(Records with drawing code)

────

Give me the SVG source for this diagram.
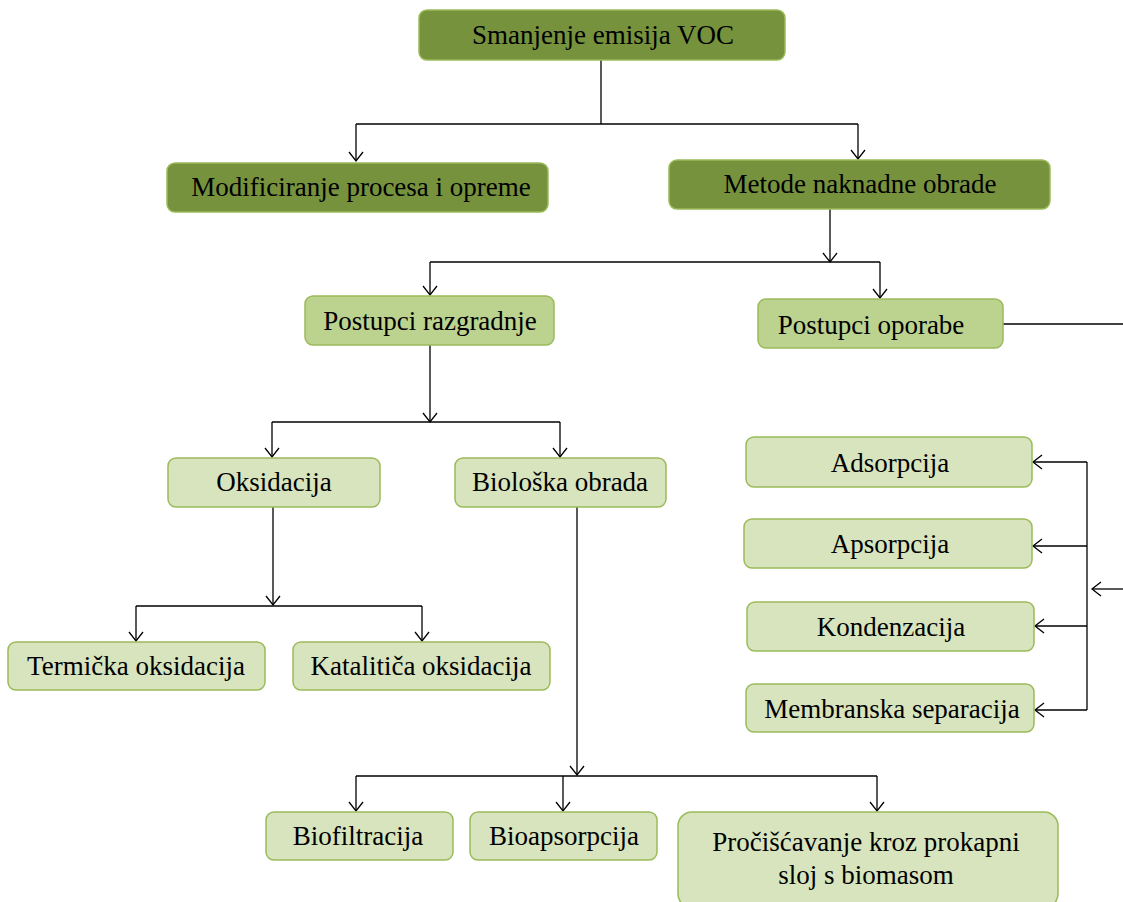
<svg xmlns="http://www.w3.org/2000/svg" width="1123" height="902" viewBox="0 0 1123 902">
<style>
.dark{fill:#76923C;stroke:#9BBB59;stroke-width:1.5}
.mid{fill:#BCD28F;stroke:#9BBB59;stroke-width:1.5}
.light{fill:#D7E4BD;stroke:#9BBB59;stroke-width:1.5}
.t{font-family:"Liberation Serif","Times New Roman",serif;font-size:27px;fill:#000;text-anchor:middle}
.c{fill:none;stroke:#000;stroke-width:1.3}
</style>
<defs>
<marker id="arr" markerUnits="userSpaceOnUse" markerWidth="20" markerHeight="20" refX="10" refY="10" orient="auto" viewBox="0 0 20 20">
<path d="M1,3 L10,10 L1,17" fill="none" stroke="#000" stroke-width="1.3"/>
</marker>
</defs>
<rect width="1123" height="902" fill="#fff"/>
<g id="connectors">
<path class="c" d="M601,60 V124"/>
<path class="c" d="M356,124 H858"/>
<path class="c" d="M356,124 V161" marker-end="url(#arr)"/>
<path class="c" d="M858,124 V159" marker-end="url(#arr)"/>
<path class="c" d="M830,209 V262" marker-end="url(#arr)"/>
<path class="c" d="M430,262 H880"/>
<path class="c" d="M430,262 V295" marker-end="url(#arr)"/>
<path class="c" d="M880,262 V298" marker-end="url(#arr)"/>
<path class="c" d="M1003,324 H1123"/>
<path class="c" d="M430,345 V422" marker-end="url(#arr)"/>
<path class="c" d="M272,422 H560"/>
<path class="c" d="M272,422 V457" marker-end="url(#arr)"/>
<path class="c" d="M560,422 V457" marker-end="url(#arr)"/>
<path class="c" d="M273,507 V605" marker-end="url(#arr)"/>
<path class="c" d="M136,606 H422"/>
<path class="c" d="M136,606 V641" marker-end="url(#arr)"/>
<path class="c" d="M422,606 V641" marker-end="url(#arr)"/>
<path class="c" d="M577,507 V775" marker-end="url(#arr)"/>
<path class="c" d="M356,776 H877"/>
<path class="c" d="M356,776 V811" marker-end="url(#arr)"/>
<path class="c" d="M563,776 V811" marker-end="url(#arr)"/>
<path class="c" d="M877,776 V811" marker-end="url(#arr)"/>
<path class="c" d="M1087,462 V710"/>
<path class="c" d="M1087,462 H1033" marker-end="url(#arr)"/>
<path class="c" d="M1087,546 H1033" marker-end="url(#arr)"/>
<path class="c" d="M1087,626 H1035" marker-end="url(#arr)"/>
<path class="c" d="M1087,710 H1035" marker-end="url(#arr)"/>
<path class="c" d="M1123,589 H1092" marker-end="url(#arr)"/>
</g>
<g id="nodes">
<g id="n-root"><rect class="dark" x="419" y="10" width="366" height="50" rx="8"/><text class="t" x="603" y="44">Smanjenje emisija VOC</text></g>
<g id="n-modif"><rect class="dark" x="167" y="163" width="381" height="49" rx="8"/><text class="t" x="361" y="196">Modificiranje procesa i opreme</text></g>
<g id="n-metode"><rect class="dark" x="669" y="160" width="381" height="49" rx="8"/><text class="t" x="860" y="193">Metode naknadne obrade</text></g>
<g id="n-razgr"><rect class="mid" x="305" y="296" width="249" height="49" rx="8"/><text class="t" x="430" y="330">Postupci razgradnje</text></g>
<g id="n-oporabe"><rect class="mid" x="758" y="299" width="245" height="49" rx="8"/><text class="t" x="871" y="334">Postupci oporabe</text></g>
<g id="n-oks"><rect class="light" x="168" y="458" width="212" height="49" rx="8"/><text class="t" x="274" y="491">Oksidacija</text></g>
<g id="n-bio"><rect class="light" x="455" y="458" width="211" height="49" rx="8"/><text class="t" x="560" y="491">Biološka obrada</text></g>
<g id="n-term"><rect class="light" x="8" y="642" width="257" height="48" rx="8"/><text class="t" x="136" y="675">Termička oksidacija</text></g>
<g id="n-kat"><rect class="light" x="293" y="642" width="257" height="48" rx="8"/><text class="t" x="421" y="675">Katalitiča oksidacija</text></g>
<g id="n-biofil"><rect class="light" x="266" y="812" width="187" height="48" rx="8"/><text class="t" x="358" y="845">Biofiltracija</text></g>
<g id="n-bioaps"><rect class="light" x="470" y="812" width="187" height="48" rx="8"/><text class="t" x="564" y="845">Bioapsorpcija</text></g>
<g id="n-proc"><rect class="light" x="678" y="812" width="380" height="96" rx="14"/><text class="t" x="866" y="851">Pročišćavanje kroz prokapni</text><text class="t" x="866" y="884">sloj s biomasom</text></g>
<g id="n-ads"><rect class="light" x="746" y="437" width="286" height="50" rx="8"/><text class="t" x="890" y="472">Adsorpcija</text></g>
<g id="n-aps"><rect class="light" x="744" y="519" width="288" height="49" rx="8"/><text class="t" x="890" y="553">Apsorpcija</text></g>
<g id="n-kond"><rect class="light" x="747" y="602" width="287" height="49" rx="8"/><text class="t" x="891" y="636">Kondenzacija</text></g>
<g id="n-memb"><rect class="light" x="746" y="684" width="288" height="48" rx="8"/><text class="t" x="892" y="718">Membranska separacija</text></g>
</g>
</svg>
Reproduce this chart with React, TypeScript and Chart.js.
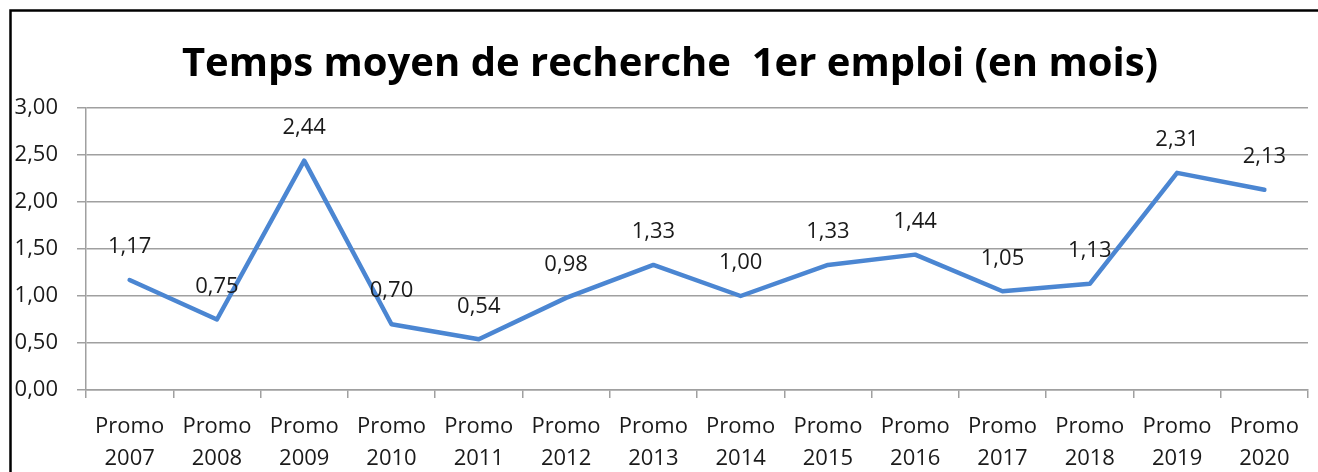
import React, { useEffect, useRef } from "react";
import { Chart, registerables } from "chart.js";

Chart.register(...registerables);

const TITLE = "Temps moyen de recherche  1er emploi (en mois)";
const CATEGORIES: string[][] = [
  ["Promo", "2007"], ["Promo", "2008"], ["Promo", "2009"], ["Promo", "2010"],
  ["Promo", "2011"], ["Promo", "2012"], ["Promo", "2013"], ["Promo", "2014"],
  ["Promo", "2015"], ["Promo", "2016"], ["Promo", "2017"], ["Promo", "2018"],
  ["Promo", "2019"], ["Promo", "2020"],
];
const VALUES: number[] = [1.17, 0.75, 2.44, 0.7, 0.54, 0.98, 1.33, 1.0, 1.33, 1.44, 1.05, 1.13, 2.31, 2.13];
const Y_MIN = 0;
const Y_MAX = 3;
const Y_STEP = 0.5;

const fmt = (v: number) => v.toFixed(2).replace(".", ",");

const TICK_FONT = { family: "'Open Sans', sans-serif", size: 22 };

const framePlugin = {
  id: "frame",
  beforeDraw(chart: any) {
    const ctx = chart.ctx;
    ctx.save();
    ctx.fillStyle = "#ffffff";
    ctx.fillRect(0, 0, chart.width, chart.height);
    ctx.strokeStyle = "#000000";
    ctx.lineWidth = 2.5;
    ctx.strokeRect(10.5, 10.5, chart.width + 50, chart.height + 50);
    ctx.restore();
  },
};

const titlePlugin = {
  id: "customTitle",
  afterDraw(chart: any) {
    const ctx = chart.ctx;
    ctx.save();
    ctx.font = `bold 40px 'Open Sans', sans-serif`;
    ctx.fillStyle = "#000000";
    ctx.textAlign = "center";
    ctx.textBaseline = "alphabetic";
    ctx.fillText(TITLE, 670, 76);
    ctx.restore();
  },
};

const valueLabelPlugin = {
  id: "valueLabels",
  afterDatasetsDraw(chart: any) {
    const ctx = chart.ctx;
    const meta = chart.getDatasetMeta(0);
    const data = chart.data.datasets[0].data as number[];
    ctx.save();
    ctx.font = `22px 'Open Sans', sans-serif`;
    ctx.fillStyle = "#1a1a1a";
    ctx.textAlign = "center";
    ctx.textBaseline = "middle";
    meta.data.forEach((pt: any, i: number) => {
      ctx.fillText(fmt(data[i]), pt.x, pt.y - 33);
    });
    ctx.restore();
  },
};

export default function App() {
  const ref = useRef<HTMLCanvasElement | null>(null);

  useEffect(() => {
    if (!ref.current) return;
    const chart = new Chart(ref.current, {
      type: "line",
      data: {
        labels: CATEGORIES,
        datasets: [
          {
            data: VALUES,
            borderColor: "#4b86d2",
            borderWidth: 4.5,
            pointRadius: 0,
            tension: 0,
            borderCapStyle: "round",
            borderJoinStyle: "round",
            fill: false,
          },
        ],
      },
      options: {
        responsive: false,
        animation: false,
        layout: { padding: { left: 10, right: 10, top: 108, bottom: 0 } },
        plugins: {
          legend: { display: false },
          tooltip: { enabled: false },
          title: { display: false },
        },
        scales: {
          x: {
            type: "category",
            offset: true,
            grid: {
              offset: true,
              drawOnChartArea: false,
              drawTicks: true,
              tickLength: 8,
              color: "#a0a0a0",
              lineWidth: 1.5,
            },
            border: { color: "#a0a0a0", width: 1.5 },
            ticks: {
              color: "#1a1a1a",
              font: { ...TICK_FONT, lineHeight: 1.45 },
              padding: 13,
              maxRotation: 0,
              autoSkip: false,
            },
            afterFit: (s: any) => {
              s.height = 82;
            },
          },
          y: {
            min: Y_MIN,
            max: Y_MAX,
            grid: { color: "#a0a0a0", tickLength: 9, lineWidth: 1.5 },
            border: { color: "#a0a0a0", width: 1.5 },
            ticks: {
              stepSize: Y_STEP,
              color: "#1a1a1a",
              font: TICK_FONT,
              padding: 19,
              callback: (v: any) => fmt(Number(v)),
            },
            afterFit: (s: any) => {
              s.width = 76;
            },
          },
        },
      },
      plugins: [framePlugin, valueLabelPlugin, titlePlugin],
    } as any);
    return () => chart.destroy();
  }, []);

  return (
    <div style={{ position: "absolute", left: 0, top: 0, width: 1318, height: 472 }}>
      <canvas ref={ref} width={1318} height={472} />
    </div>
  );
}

────

** WORK INSTRUCTIONS **
Each line with the string "React" in it needs to be found and copied.

** FULL ANSWER **
Reproduce this chart with React, TypeScript and Chart.js.
import React, { useEffect, useRef } from "react";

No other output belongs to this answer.